Records >>

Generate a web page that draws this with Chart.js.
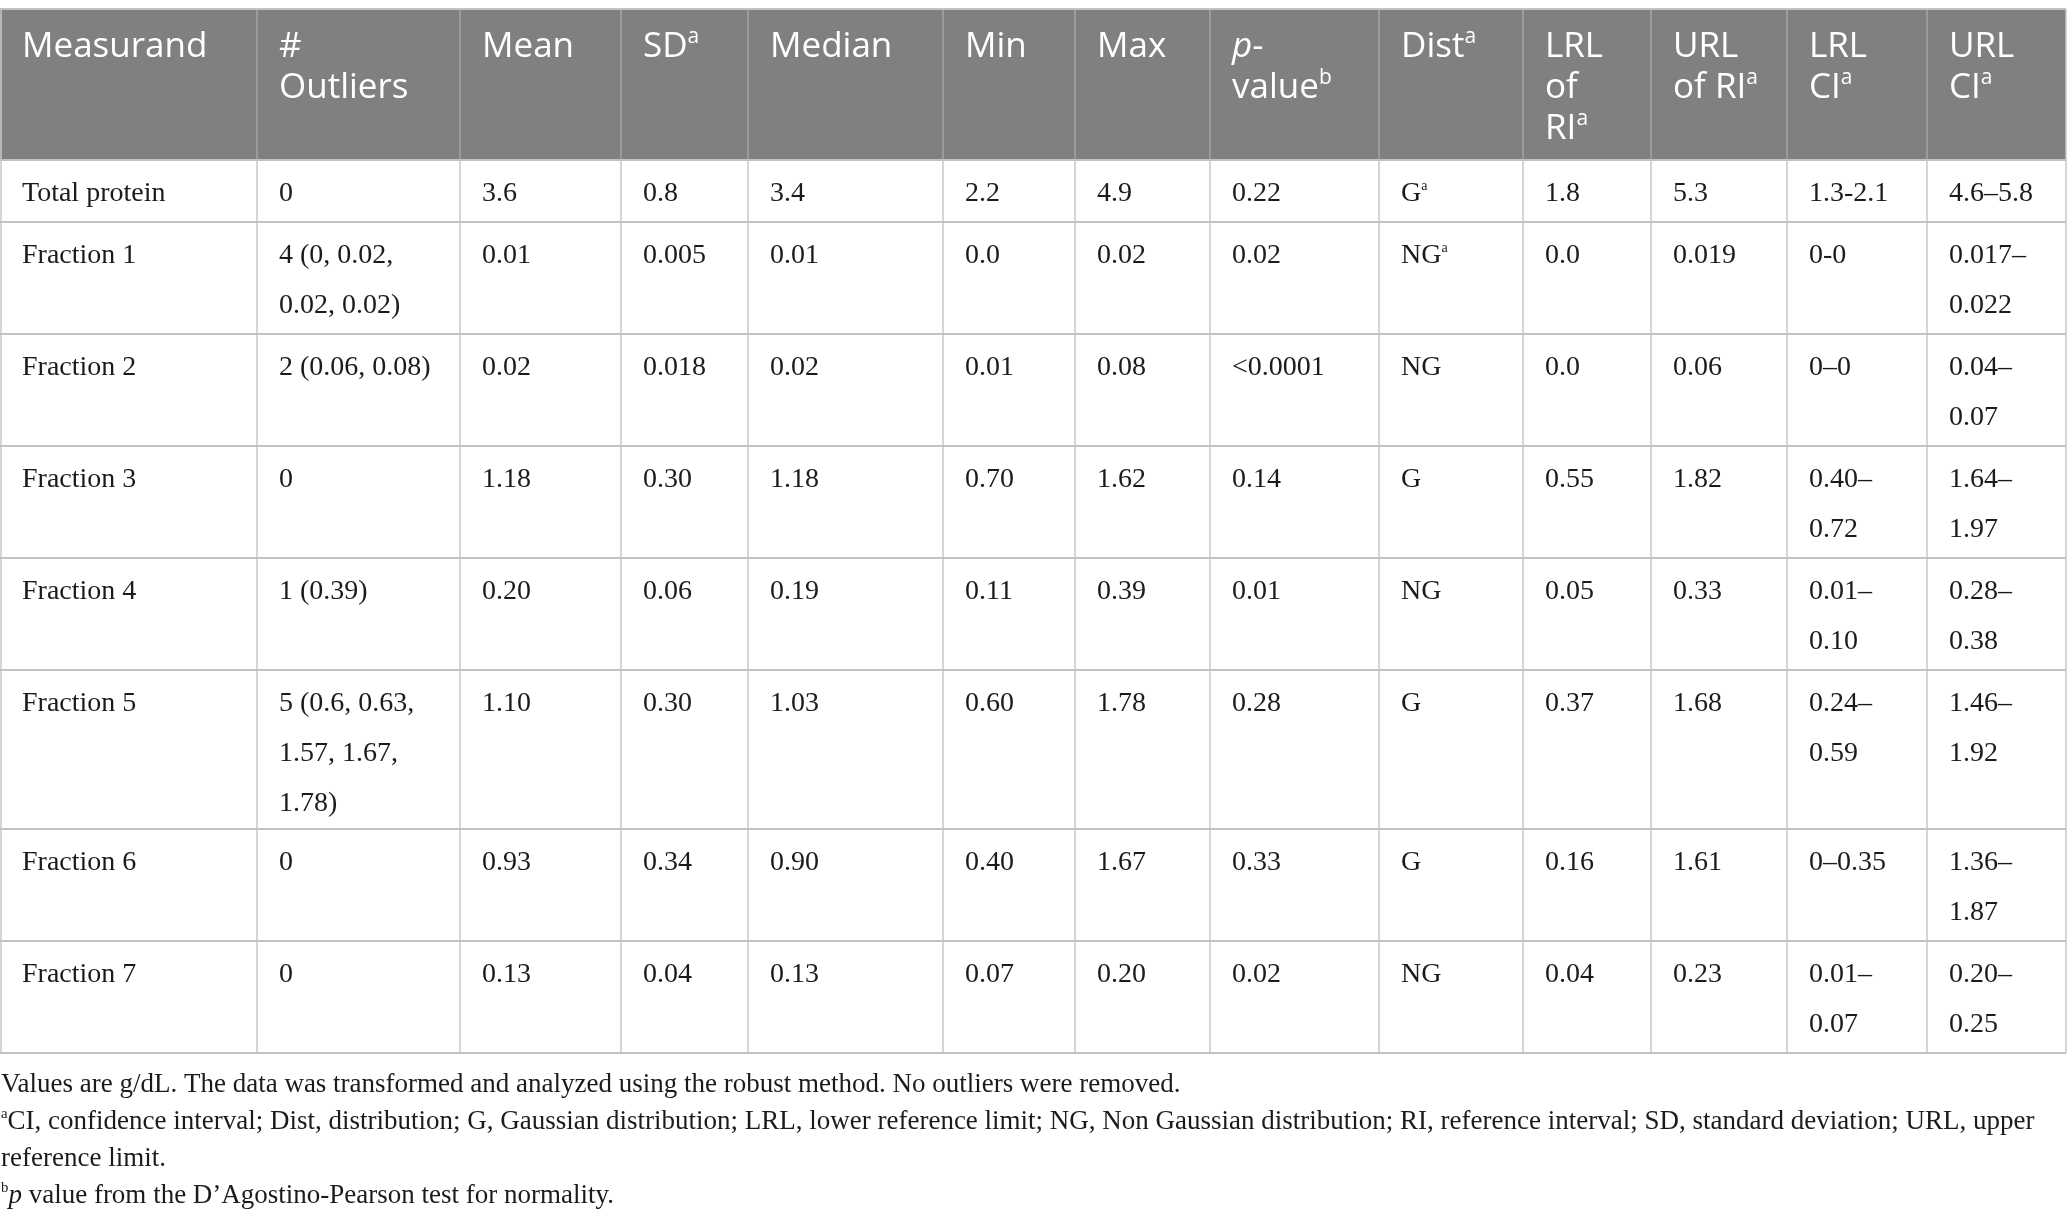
<!DOCTYPE html>
<html>
<head>
<meta charset="utf-8">
<script src="https://cdn.jsdelivr.net/npm/chart.js@4.4.1/dist/chart.umd.min.js"></script>
<style>
  html, body { margin: 0; padding: 0; background: #fff; }
  #wrap { width: 2068px; height: 1220px; }
</style>
</head>
<body>
<div id="wrap"><canvas id="tbl"></canvas></div>
<script>
// header cells: \n = line break, ^x = superscript, _x_ = italic
const headers = ['Measurand', '#\nOutliers', 'Mean', 'SD^a', 'Median', 'Min', 'Max',
  '_p_-\nvalue^b', 'Dist^a', 'LRL\nof\nRI^a', 'URL\nof RI^a', 'LRL\nCI^a', 'URL\nCI^a'];

const measurands = ['Total protein', 'Fraction 1', 'Fraction 2', 'Fraction 3',
  'Fraction 4', 'Fraction 5', 'Fraction 6', 'Fraction 7'];
const outliers = ['0', '4 (0, 0.02, 0.02, 0.02)', '2 (0.06, 0.08)', '0', '1 (0.39)',
  '5 (0.6, 0.63, 1.57, 1.67, 1.78)', '0', '0'];
const means = ['3.6', '0.01', '0.02', '1.18', '0.20', '1.10', '0.93', '0.13'];
const sds = ['0.8', '0.005', '0.018', '0.30', '0.06', '0.30', '0.34', '0.04'];
const medians = ['3.4', '0.01', '0.02', '1.18', '0.19', '1.03', '0.90', '0.13'];
const mins = ['2.2', '0.0', '0.01', '0.70', '0.11', '0.60', '0.40', '0.07'];
const maxs = ['4.9', '0.02', '0.08', '1.62', '0.39', '1.78', '1.67', '0.20'];
const pValues = ['0.22', '0.02', '<0.0001', '0.14', '0.01', '0.28', '0.33', '0.02'];
const dists = ['G^a', 'NG^a', 'NG', 'G', 'NG', 'G', 'G', 'NG'];
const lrlRI = ['1.8', '0.0', '0.0', '0.55', '0.05', '0.37', '0.16', '0.04'];
const urlRI = ['5.3', '0.019', '0.06', '1.82', '0.33', '1.68', '1.61', '0.23'];
const lrlCI = ['1.3-2.1', '0-0', '0–0', '0.40–0.72', '0.01–0.10', '0.24–0.59', '0–0.35', '0.01–0.07'];
const urlCI = ['4.6–5.8', '0.017–0.022', '0.04–0.07', '1.64–1.97', '0.28–0.38', '1.46–1.92', '1.36–1.87', '0.20–0.25'];

const footnotes = [
  'Values are g/dL. The data was transformed and analyzed using the robust method. No outliers were removed.',
  '^aCI, confidence interval; Dist, distribution; G, Gaussian distribution; LRL, lower reference limit; NG, Non Gaussian distribution; RI, reference interval; SD, standard deviation; URL, upper\nreference limit.',
  '^b_p_ value from the D’Agostino-Pearson test for normality.'
];

const columns = [measurands, outliers, means, sds, medians, mins, maxs,
  pValues, dists, lrlRI, urlRI, lrlCI, urlCI];

// layout (scale units)
const colEdges = [0, 257, 460, 621, 748, 943, 1075, 1210, 1379, 1523, 1651, 1787, 1927, 2066];
const headTop = 9, headBottom = 160;
const PAD = 22;
const SANS = '"Open Sans", sans-serif', SERIF = '"Liberation Serif", serif';
const HEAD_SIZE = 35, BODY_SIZE = 28, NOTE_SIZE = 27;

function parseRuns(str) {
  const runs = [];
  const re = /\^(\w)|_(\w+)_|([^^_]+)/g;
  let m;
  while ((m = re.exec(str))) {
    if (m[1]) runs.push({ t: m[1], sup: true });
    else if (m[2]) runs.push({ t: m[2], it: true });
    else runs.push({ t: m[3] });
  }
  return runs;
}

function runFont(r, fam, size, supScale) {
  if (r.sup) return (size * supScale) + 'px ' + fam;
  return (r.it ? 'italic ' : '') + size + 'px ' + fam;
}

function measureRich(ctx, str, fam, size, supScale) {
  let w = 0;
  parseRuns(str).forEach(r => {
    ctx.font = runFont(r, fam, size, supScale);
    w += ctx.measureText(r.t).width;
  });
  return w;
}

function drawRich(ctx, str, x, y, fam, size, supScale, color) {
  ctx.fillStyle = color;
  ctx.textBaseline = 'alphabetic';
  ctx.textAlign = 'left';
  parseRuns(str).forEach(r => {
    ctx.font = runFont(r, fam, size, supScale);
    ctx.fillText(r.t, x, r.sup ? y - size * 0.4 : y);
    x += ctx.measureText(r.t).width;
  });
}

function wrapText(ctx, str, maxW, fam, size) {
  const parts = str.split(/(?<=[ –])/);
  const lines = [];
  let cur = '';
  parts.forEach(p => {
    const test = cur + p;
    if (cur && measureRich(ctx, test.trimEnd(), fam, size, 0.5) > maxW) {
      lines.push(cur.trimEnd());
      cur = p;
    } else cur = test;
  });
  if (cur) lines.push(cur.trimEnd());
  return lines;
}

// row height from the number of text lines in its tallest cell
const rowHeight = n => 12 + 50 * n - 3 * Math.max(0, n - 2);

const tablePlugin = {
  id: 'tablePlugin',
  afterDraw(chart) {
    const ctx = chart.ctx;
    const xs = chart.scales.x, ys = chart.scales.y;
    const X = v => xs.getPixelForValue(v);
    const Y = v => ys.getPixelForValue(v);
    const nCols = columns.length;
    const nRows = measurands.length;

    // wrap body cells, work out row heights
    const cells = [];
    const rowEdges = [headBottom];
    for (let r = 0; r < nRows; r++) {
      const row = [];
      let maxLines = 1;
      for (let c = 0; c < nCols; c++) {
        const w = colEdges[c + 1] - colEdges[c] - 2 * PAD;
        const lines = wrapText(ctx, columns[c][r], w, SERIF, BODY_SIZE);
        row.push(lines);
        maxLines = Math.max(maxLines, lines.length);
      }
      cells.push(row);
      rowEdges.push(rowEdges[r] + rowHeight(maxLines));
    }
    const tableBottom = rowEdges[nRows];

    ctx.save();
    // header background
    ctx.fillStyle = '#7f807f';
    ctx.fillRect(X(colEdges[0]), Y(headTop), X(colEdges[nCols]) - X(colEdges[0]), Y(headBottom) - Y(headTop));

    // header separators
    ctx.strokeStyle = '#a4a5a4';
    ctx.lineWidth = 1.5;
    for (let c = 1; c < nCols; c++) {
      ctx.beginPath();
      ctx.moveTo(X(colEdges[c]), Y(headTop));
      ctx.lineTo(X(colEdges[c]), Y(headBottom));
      ctx.stroke();
    }

    // body vertical lines
    ctx.strokeStyle = '#c9c9c9';
    ctx.lineWidth = 1.5;
    for (let c = 0; c <= nCols; c++) {
      const x = c === 0 ? X(colEdges[0]) + 1 : X(colEdges[c]);
      ctx.beginPath();
      ctx.moveTo(x, c === 0 || c === nCols ? Y(headTop) : Y(headBottom));
      ctx.lineTo(x, Y(tableBottom));
      ctx.stroke();
    }

    // horizontal rules
    ctx.strokeStyle = '#c2c2c2';
    ctx.lineWidth = 2;
    [headTop].concat(rowEdges).forEach(v => {
      ctx.beginPath();
      ctx.moveTo(X(colEdges[0]), Y(v));
      ctx.lineTo(X(colEdges[nCols]), Y(v));
      ctx.stroke();
    });

    // header text
    headers.forEach((h, c) => {
      h.split('\n').forEach((line, i) => {
        drawRich(ctx, line, X(colEdges[c] + PAD), Y(headTop + 48 + 41 * i), SANS, HEAD_SIZE, 0.6, '#ffffff');
      });
    });

    // body text
    for (let r = 0; r < nRows; r++) {
      for (let c = 0; c < nCols; c++) {
        cells[r][c].forEach((line, i) => {
          drawRich(ctx, line, X(colEdges[c] + PAD), Y(rowEdges[r] + 41 + 50 * i), SERIF, BODY_SIZE, 0.5, '#1e1a1b');
        });
      }
    }

    // footnotes
    let ln = 0;
    footnotes.forEach(f => {
      f.split('\n').forEach(line => {
        drawRich(ctx, line, X(1), Y(tableBottom + 39 + 37 * ln), SERIF, NOTE_SIZE, 0.55, '#1e1a1b');
        ln++;
      });
    });
    ctx.restore();
  }
};

new Chart(document.getElementById('tbl'), {
  type: 'scatter',
  data: { datasets: [{ data: [] }] },
  options: {
    responsive: true,
    maintainAspectRatio: false,
    animation: false,
    layout: { padding: 0 },
    scales: {
      x: { type: 'linear', min: 0, max: 2068, display: false },
      y: { type: 'linear', min: 0, max: 1220, reverse: true, display: false }
    },
    plugins: { legend: { display: false }, tooltip: { enabled: false } }
  },
  plugins: [tablePlugin]
});
</script>
</body>
</html>
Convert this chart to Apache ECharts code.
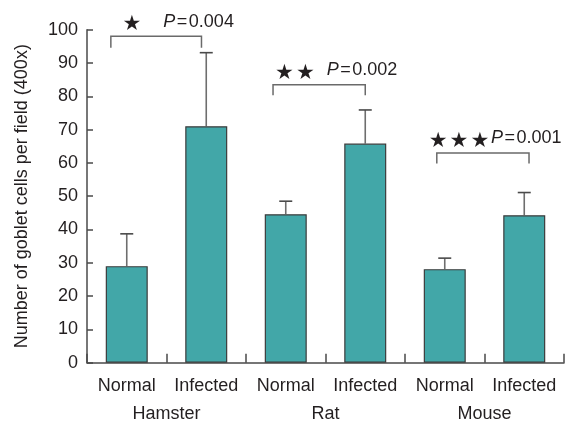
<!DOCTYPE html>
<html>
<head>
<meta charset="utf-8">
<script src="https://cdn.jsdelivr.net/npm/echarts@6/dist/echarts.min.js"></script>
<style>html,body{margin:0;padding:0;background:#fff;}#c{width:565px;height:423px;}</style>
</head>
<body>
<div id="c"></div>
<script>
const categories = ['Normal', 'Infected', 'Normal', 'Infected', 'Normal', 'Infected'];
const groups = ['Hamster', 'Rat', 'Mouse'];
const means = [29.0, 71.0, 44.6, 65.8, 28.1, 44.3];
const upperErr = [38.7, 93.1, 48.5, 75.9, 31.4, 51.1];
const yMin = 0, yMax = 100, yStep = 10;
const yTitle = 'Number of goblet cells per field (400x)';
// significance brackets (x in category-slot units, 0..6)
const bracketLeft = [0.30, 2.34, 4.40];
const bracketRight = [1.44, 3.50, 5.56];
const bracketTop = [98.0, 83.5, 63.0];
const bracketLeg = [94.6, 80.3, 59.8];
const starLabels = ['\u2605', '\u2605\u200a\u2605', '\u2605\u200a\u2605\u200a\u2605'];
const pValues = ['0.004', '0.002', '0.001'];
const starX = [0.566, 2.616, 4.679];
const starY = [101.6, 86.8, 66.5];
const pX = [0.960, 3.015, 5.082];
const pY = [102.2, 87.8, 67.4];

const FONT = '"Liberation Sans", Arial, Helvetica, sans-serif';
const TXT = '#231f20';

const chart = echarts.init(document.getElementById('c'), null, {renderer: 'canvas'});

const errData = means.map((m, i) => [i, m, upperErr[i]]);
const bracketData = bracketLeft.map((l, i) => [l, bracketRight[i], bracketTop[i], bracketLeg[i]]);
const annData = [];
starLabels.forEach((s, i) => annData.push({value: [starX[i], starY[i]], kind: 'star', text: s}));
pValues.forEach((p, i) => annData.push({value: [pX[i], pY[i]], kind: 'p', text: p}));

chart.setOption({
  animation: false,
  grid: {left: 87, right: 1, top: 29.7, bottom: 60.3, containLabel: false},
  xAxis: [
    {
      type: 'category', data: categories, position: 'bottom',
      axisLine: {lineStyle: {color: '#4a4a4a', width: 1.5}},
      axisTick: {show: true, inside: true, length: 9, lineStyle: {color: '#4a4a4a', width: 1.5}},
      axisLabel: {fontFamily: FONT, fontSize: 18, color: TXT, margin: 14, interval: 0},
      splitLine: {show: false}
    },
    {
      type: 'category', data: groups, position: 'bottom', offset: 28,
      axisLine: {show: false}, axisTick: {show: false},
      axisLabel: {fontFamily: FONT, fontSize: 18, color: TXT, margin: 14, interval: 0},
      splitLine: {show: false}
    },
    {type: 'value', min: 0, max: 6, show: false}
  ],
  yAxis: {
    type: 'value', min: yMin, max: yMax, interval: yStep,
    name: yTitle, nameLocation: 'middle', nameGap: 56,
    nameTextStyle: {fontFamily: FONT, fontSize: 18, color: TXT},
    axisLine: {show: true, lineStyle: {color: '#4a4a4a', width: 1.5}},
    axisTick: {show: true, inside: true, length: 6, lineStyle: {color: '#4a4a4a', width: 1.5}},
    axisLabel: {fontFamily: FONT, fontSize: 18, color: TXT, margin: 9},
    splitLine: {show: false}
  },
  series: [
    {
      type: 'bar', data: means, xAxisIndex: 0, barWidth: 42,
      itemStyle: {color: '#42a7a8', borderColor: '#3c3c3c', borderWidth: 1.2}
    },
    {
      type: 'custom', xAxisIndex: 0, data: errData, clip: false, z: 1,
      renderItem: function (params, api) {
        const b = api.coord([api.value(0), api.value(1)]);
        const t = api.coord([api.value(0), api.value(2)]);
        const hw = 6.5;
        return {
          type: 'group', children: [
            {type: 'line', shape: {x1: b[0], y1: b[1], x2: t[0], y2: t[1]}, style: {stroke: '#6e6e6e', lineWidth: 1.6}},
            {type: 'line', shape: {x1: t[0] - hw, y1: t[1], x2: t[0] + hw, y2: t[1]}, style: {stroke: '#4a4a4a', lineWidth: 1.6}}
          ]
        };
      }
    },
    {
      type: 'custom', xAxisIndex: 2, data: bracketData, clip: false,
      renderItem: function (params, api) {
        const l = api.coord([api.value(0), api.value(2)]);
        const r = api.coord([api.value(1), api.value(2)]);
        const lb = api.coord([api.value(0), api.value(3)]);
        return {
          type: 'polyline',
          shape: {points: [[l[0], lb[1]], l, r, [r[0], lb[1]]]},
          style: {stroke: '#6a6a6a', lineWidth: 1.5, fill: null}
        };
      }
    },
    {
      type: 'custom', xAxisIndex: 2, data: annData, clip: false,
      renderItem: function (params, api) {
        const d = annData[params.dataIndex];
        const p = api.coord([api.value(0), api.value(1)]);
        if (d.kind === 'star') {
          return {
            type: 'text', x: p[0], y: p[1],
            style: {text: d.text, fontFamily: '"DejaVu Sans", sans-serif', fontSize: 21, fill: TXT, align: 'center', verticalAlign: 'middle'}
          };
        }
        return {
          type: 'text', x: p[0], y: p[1],
          style: {
            text: '{i|P}{n|\u200a=\u200a' + d.text + '}',
            align: 'left', verticalAlign: 'middle',
            rich: {
              i: {fontFamily: FONT, fontStyle: 'italic', fontSize: 18, fill: TXT},
              n: {fontFamily: FONT, fontSize: 18, fill: TXT}
            }
          }
        };
      }
    }
  ]
});
</script>
</body>
</html>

Required task >>
Gather up every line from the listing above in which the word "this" occurs.

Solution >>
Generate a web page that draws this with Chart.js.
Convert this chart to Apache ECharts code.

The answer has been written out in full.